#### Given instruction
What is to be printed is the span of lines starting at the one containing "Reproduce this chart with Plotly." and ending at the one containing "mark_temps = [53.4, 92.7]", reproduced exactly with pictures left out.

#### Data section

————

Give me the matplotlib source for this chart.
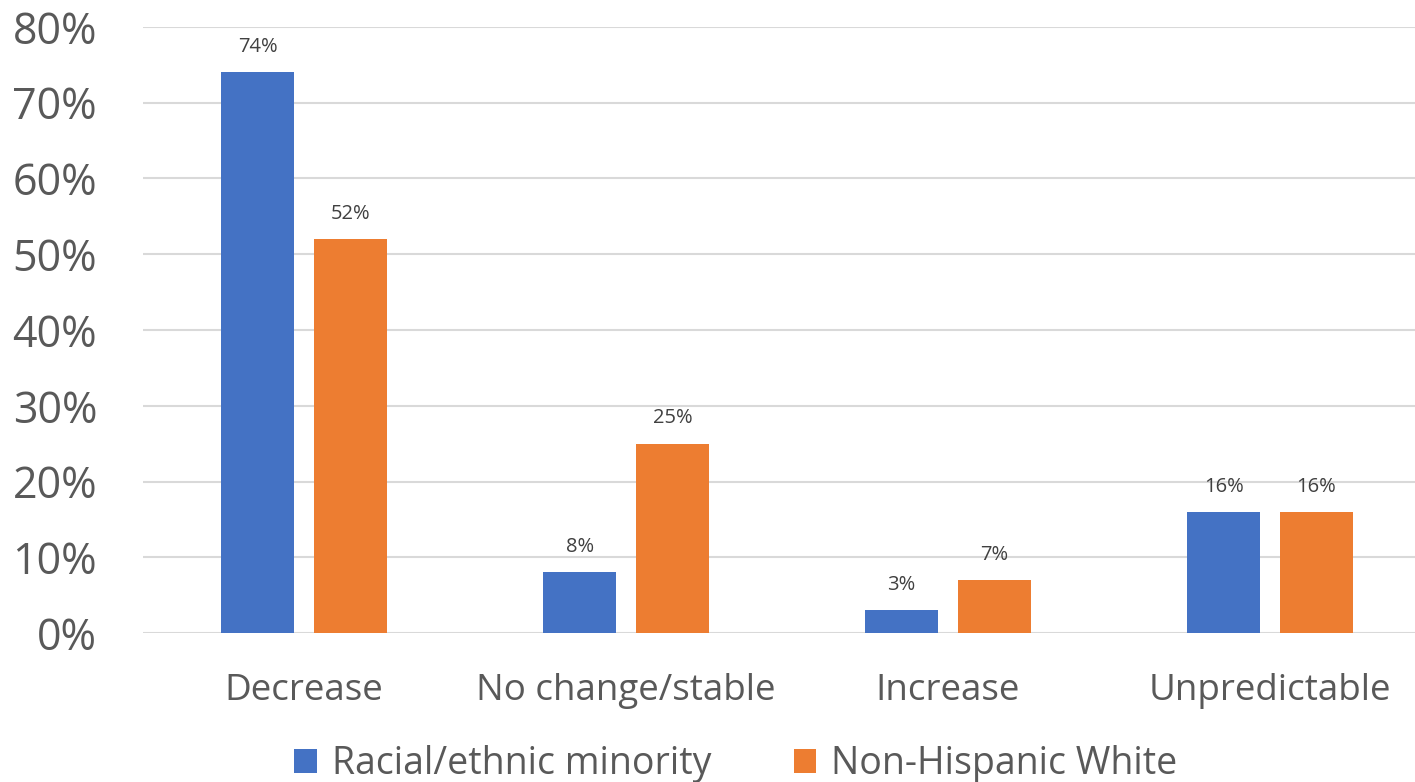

————

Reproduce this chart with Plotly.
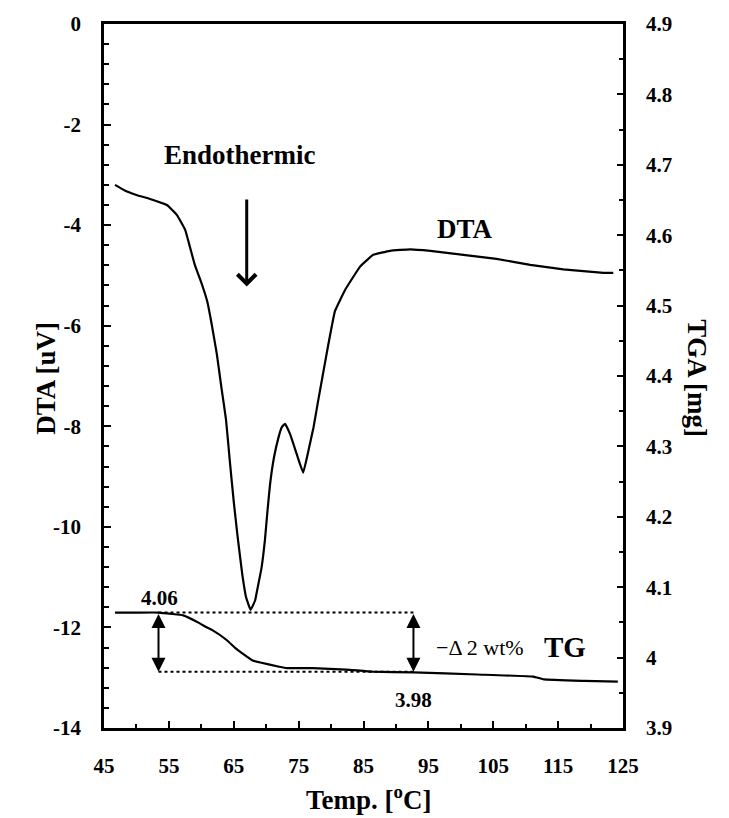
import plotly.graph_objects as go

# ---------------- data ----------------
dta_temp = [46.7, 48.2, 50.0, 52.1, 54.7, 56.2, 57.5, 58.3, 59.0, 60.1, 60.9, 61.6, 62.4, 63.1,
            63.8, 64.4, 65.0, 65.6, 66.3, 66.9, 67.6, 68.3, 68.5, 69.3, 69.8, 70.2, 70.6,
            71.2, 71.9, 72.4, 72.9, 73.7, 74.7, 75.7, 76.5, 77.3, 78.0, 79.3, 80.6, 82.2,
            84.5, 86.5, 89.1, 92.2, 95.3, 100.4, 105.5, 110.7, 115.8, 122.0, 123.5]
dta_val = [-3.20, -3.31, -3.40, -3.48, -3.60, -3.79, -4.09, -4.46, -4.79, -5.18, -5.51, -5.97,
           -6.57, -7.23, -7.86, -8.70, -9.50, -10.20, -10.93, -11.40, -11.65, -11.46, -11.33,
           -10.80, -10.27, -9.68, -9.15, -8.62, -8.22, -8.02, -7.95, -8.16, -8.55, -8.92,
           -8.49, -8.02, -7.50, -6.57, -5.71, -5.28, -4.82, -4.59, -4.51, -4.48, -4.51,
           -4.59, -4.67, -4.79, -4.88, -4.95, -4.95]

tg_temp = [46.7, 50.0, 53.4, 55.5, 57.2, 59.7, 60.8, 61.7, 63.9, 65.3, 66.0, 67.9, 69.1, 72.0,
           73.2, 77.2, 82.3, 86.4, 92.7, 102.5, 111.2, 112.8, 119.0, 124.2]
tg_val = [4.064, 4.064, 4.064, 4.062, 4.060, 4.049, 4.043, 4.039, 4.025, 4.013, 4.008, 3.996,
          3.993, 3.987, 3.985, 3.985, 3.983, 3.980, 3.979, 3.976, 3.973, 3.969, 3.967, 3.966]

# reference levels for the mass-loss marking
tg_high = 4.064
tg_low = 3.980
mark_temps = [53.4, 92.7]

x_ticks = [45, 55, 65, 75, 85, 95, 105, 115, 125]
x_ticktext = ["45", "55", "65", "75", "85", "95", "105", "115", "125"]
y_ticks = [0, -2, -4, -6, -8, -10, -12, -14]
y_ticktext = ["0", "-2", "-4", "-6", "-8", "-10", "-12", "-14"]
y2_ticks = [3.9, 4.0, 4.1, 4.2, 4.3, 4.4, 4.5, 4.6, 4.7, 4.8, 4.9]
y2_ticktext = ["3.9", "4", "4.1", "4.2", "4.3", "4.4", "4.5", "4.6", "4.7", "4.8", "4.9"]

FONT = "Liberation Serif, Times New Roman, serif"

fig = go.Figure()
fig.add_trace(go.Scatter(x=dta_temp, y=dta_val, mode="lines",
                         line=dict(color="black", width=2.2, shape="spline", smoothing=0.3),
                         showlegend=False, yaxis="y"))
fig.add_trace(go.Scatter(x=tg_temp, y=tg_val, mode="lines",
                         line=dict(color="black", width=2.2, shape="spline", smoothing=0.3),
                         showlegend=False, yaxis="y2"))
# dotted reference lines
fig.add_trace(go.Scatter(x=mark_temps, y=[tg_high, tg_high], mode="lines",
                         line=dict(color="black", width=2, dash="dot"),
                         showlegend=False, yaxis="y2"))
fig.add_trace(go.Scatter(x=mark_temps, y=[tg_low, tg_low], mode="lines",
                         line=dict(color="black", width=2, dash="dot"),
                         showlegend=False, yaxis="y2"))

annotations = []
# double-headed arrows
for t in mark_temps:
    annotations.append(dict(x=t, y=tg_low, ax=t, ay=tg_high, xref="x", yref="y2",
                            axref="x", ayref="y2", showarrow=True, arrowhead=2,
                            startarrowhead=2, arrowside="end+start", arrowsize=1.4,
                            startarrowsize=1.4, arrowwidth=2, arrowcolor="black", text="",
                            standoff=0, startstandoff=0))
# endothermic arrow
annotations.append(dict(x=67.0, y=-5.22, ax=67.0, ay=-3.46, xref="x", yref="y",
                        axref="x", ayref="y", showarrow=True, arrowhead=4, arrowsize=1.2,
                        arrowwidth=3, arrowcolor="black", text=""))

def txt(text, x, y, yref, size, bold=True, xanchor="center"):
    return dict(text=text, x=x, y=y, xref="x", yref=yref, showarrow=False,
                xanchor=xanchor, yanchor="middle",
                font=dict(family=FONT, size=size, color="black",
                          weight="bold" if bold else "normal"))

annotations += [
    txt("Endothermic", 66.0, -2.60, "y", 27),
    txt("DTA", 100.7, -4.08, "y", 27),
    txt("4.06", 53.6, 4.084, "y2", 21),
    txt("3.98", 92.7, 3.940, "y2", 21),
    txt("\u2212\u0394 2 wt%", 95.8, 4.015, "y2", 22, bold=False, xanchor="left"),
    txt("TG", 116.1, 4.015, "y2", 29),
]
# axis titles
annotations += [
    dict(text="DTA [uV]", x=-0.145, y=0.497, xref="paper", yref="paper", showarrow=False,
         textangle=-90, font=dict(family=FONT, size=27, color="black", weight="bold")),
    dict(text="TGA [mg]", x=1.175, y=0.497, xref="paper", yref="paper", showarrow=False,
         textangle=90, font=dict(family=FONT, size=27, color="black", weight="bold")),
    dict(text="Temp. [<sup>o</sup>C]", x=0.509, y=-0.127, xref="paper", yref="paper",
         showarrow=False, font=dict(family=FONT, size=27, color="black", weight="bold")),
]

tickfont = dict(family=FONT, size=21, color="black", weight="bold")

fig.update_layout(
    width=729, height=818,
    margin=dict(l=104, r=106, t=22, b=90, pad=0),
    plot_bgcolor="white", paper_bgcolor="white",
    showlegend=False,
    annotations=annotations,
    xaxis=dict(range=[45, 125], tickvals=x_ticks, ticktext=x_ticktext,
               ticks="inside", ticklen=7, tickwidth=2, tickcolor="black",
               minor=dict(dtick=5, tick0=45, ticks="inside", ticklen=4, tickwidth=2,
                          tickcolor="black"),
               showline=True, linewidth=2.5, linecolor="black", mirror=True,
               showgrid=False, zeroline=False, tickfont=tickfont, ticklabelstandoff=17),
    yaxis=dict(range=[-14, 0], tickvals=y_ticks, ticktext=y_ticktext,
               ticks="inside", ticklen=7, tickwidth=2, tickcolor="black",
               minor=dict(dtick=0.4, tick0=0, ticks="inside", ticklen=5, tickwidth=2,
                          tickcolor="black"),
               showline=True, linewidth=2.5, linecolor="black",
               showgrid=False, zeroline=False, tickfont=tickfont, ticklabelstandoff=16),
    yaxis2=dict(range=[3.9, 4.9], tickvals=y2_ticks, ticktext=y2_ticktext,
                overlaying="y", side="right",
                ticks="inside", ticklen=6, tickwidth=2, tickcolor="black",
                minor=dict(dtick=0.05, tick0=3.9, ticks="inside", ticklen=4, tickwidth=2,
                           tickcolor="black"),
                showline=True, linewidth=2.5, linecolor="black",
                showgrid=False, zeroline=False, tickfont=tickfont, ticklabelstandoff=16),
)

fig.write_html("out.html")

————

#### Output
Reproduce this chart with Plotly.
import plotly.graph_objects as go

# ---------------- data ----------------
dta_temp = [46.7, 48.2, 50.0, 52.1, 54.7, 56.2, 57.5, 58.3, 59.0, 60.1, 60.9, 61.6, 62.4, 63.1,
            63.8, 64.4, 65.0, 65.6, 66.3, 66.9, 67.6, 68.3, 68.5, 69.3, 69.8, 70.2, 70.6,
            71.2, 71.9, 72.4, 72.9, 73.7, 74.7, 75.7, 76.5, 77.3, 78.0, 79.3, 80.6, 82.2,
            84.5, 86.5, 89.1, 92.2, 95.3, 100.4, 105.5, 110.7, 115.8, 122.0, 123.5]
dta_val = [-3.20, -3.31, -3.40, -3.48, -3.60, -3.79, -4.09, -4.46, -4.79, -5.18, -5.51, -5.97,
           -6.57, -7.23, -7.86, -8.70, -9.50, -10.20, -10.93, -11.40, -11.65, -11.46, -11.33,
           -10.80, -10.27, -9.68, -9.15, -8.62, -8.22, -8.02, -7.95, -8.16, -8.55, -8.92,
           -8.49, -8.02, -7.50, -6.57, -5.71, -5.28, -4.82, -4.59, -4.51, -4.48, -4.51,
           -4.59, -4.67, -4.79, -4.88, -4.95, -4.95]

tg_temp = [46.7, 50.0, 53.4, 55.5, 57.2, 59.7, 60.8, 61.7, 63.9, 65.3, 66.0, 67.9, 69.1, 72.0,
           73.2, 77.2, 82.3, 86.4, 92.7, 102.5, 111.2, 112.8, 119.0, 124.2]
tg_val = [4.064, 4.064, 4.064, 4.062, 4.060, 4.049, 4.043, 4.039, 4.025, 4.013, 4.008, 3.996,
          3.993, 3.987, 3.985, 3.985, 3.983, 3.980, 3.979, 3.976, 3.973, 3.969, 3.967, 3.966]

# reference levels for the mass-loss marking
tg_high = 4.064
tg_low = 3.980
mark_temps = [53.4, 92.7]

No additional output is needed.